• [Work to complete]:
Only the lines from the line containing "Output the Python" through the line containing "from bokeh.resources import INLINE" should be reproduced, please, with no pictures.

• [Supplied information]:
■ ■ ■

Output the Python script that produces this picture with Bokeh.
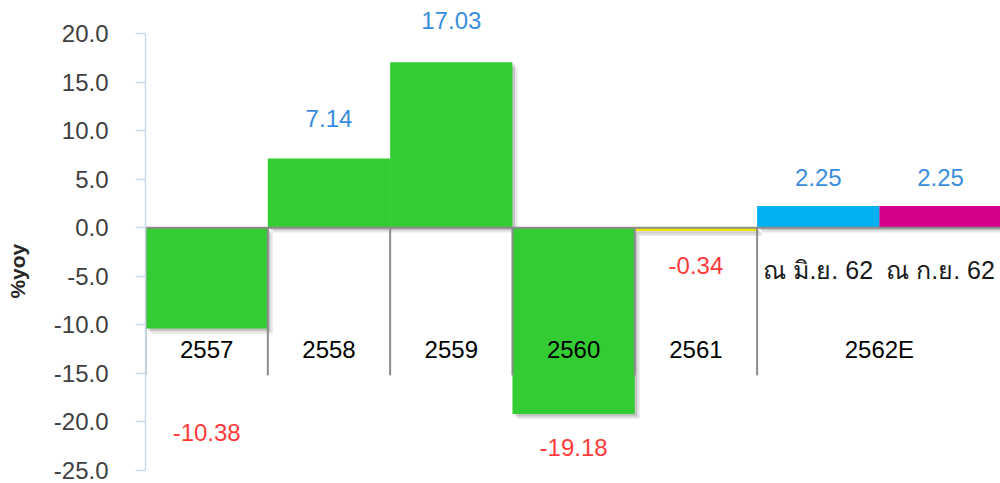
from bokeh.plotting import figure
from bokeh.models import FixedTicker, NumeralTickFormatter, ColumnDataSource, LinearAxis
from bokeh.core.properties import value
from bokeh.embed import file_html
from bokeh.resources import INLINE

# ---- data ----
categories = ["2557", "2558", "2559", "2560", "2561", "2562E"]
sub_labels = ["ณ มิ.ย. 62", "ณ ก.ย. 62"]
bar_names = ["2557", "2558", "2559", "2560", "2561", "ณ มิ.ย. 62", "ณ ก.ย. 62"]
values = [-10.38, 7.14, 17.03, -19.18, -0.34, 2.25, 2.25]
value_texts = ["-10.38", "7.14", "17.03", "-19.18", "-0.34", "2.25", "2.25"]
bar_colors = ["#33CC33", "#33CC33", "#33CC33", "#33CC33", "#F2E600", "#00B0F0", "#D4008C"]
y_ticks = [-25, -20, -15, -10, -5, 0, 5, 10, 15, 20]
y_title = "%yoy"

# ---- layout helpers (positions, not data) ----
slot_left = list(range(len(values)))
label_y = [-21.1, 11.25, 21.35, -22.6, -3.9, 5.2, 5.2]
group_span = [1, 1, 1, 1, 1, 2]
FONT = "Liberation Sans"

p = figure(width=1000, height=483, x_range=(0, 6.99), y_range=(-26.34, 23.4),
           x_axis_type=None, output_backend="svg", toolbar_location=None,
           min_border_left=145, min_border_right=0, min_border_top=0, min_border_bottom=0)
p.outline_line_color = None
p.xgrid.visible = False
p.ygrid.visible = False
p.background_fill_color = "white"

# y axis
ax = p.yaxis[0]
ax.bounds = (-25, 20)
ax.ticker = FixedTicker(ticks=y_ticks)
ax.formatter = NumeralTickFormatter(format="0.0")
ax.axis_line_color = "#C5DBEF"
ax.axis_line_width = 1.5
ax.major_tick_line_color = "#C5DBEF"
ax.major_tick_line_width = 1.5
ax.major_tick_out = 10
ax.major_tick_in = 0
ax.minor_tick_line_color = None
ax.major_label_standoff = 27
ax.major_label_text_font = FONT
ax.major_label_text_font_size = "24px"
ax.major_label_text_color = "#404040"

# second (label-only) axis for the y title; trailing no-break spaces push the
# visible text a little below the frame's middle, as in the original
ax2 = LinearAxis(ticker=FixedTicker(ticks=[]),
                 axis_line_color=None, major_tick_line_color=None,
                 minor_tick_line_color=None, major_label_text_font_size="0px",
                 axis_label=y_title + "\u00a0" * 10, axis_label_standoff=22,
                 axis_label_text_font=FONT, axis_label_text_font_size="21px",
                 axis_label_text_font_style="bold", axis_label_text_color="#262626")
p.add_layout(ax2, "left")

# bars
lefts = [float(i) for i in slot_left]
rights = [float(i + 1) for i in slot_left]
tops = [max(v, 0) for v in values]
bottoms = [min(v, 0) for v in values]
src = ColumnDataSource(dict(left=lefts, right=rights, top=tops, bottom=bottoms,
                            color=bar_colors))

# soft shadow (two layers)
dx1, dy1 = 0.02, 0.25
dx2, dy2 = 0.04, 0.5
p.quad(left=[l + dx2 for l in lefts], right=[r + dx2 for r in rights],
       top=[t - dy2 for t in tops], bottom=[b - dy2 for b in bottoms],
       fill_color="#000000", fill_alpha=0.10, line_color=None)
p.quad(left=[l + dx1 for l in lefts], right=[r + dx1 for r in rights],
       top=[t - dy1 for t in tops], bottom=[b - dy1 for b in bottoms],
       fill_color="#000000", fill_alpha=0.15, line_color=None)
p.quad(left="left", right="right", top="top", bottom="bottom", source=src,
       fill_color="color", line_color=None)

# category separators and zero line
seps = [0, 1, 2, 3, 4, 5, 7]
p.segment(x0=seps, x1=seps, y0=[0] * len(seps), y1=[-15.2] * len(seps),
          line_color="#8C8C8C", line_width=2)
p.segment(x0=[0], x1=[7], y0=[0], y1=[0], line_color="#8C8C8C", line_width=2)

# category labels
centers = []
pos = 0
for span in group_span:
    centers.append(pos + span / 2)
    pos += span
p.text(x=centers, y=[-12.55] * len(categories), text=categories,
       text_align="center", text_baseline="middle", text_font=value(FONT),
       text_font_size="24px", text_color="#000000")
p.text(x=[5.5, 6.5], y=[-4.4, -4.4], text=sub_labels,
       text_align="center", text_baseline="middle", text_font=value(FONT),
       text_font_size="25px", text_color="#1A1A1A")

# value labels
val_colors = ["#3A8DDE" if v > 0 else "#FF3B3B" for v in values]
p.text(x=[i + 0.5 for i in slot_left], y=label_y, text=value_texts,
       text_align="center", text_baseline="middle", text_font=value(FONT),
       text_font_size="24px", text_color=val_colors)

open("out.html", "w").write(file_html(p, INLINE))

■ ■ ■

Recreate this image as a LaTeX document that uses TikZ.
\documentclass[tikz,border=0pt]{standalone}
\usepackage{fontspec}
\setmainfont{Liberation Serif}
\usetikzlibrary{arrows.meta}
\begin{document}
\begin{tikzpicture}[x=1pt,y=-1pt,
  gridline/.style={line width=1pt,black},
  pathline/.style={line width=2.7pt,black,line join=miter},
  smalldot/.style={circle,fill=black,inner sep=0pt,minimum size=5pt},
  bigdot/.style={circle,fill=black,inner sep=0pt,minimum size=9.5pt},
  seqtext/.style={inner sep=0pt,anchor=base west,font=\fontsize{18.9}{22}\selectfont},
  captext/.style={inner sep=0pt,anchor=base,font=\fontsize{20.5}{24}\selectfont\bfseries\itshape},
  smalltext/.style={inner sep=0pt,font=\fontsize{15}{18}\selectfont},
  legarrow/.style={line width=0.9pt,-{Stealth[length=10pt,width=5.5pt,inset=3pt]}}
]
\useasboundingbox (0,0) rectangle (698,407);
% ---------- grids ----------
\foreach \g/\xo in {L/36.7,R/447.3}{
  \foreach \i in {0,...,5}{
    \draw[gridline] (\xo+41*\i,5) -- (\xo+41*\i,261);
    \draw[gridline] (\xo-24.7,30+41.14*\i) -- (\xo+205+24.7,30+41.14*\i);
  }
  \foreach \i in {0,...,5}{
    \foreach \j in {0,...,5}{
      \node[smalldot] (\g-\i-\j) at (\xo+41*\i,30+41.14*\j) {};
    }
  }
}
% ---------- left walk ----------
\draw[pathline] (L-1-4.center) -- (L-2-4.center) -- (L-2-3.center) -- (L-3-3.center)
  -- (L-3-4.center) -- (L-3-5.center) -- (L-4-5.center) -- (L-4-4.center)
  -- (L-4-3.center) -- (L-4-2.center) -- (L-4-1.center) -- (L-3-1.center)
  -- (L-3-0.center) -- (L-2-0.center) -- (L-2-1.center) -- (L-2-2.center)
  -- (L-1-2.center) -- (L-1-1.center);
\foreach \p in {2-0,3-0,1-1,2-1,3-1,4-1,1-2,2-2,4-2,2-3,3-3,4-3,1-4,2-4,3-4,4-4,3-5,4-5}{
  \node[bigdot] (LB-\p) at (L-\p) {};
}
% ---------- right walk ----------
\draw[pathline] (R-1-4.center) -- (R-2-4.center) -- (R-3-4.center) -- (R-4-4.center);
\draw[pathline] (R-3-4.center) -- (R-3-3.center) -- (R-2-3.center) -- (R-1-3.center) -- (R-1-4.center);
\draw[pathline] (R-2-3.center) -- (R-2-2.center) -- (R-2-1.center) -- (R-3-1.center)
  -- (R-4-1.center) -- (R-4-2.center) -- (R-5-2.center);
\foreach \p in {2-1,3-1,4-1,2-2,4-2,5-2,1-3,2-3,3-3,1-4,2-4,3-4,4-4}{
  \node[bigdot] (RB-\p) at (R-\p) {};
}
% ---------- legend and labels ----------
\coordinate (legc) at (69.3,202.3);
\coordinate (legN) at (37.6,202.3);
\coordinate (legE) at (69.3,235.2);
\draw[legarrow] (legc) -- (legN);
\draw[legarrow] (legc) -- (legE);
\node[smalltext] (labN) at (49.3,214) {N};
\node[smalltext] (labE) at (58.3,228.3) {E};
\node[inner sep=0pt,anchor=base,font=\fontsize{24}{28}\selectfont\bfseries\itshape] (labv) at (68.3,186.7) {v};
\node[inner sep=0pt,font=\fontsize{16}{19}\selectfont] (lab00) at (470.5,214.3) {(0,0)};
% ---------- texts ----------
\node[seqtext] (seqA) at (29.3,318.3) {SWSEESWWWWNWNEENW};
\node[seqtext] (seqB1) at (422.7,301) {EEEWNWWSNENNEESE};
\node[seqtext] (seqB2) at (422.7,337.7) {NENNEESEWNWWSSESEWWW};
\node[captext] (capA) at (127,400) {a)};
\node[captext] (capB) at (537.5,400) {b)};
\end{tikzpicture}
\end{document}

■ ■ ■

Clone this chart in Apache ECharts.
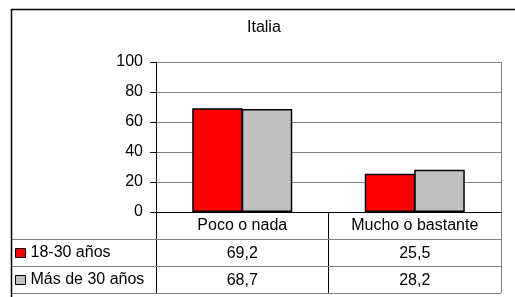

■ ■ ■

• [Result]:
Output the Python script that produces this picture with Bokeh.
from bokeh.plotting import figure
from bokeh.models import FixedTicker, NumeralTickFormatter, ColumnDataSource, LinearAxis
from bokeh.core.properties import value
from bokeh.embed import file_html
from bokeh.resources import INLINE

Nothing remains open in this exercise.